Example: the producer/consumer pattern
Generators can be used to straightforwardly model the producer/consumer pattern. In
this scenario one function generates values and another consumes
them. The solution presented here is consumer driven, that is, the
consumer dictates the speed at witch the producer generates
values. In this example the producer generates all permutations of a
given string, while the consumer simply print the output:
typedef coro::generator<int> generator_type;
const std::string& producer(generator_type::self& self, std::string base) {
std::sort(base.begin(), base.end());
do {
self.yield(base);
} while (std::next_permutation(base.begin(), base.end()));
self.exit();
}
template<typename Producer>
void consumer(Producer producer) {
do {
std::cout <<*producer << "\n";
} while(++producer);
}
...
consumer
(generator_type
(boost::bind
(producer, _1, std::string("hello"))));
...
Filters
This pattern is very useful and can be extended to insert another
filter function between the producer and the consumer.
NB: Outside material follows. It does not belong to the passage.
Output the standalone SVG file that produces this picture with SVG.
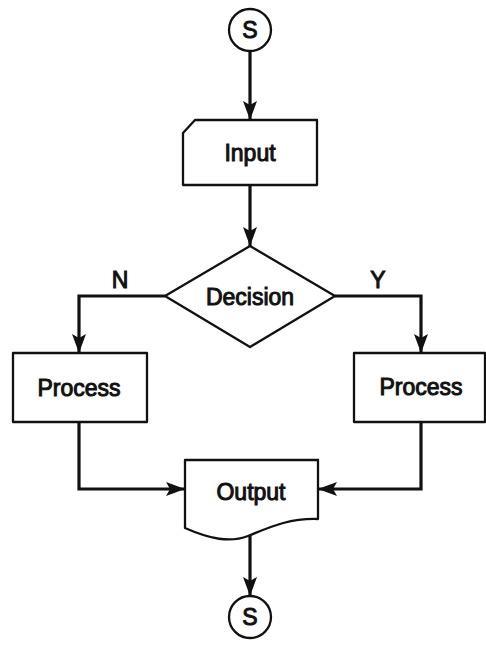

This filter is
both a producer and a consumer: it return the result of a call to the
parameter producer with the string " world"
appended:
struct filter {
typedef const std::string& result_type;
template<typename Producer>
const std::string& operator()
(generator_type::self& self, Producer producer) {
do {
self.yield(*producer + " world");
} while(++producer);
self.exit();
}
};
consumer
(generator_type
(boost::bind
(filter(),
_1,
generator_type
(boost::bind
producer, _1, std::string("hello"))))));
You can obviously have as many filters functions as you want.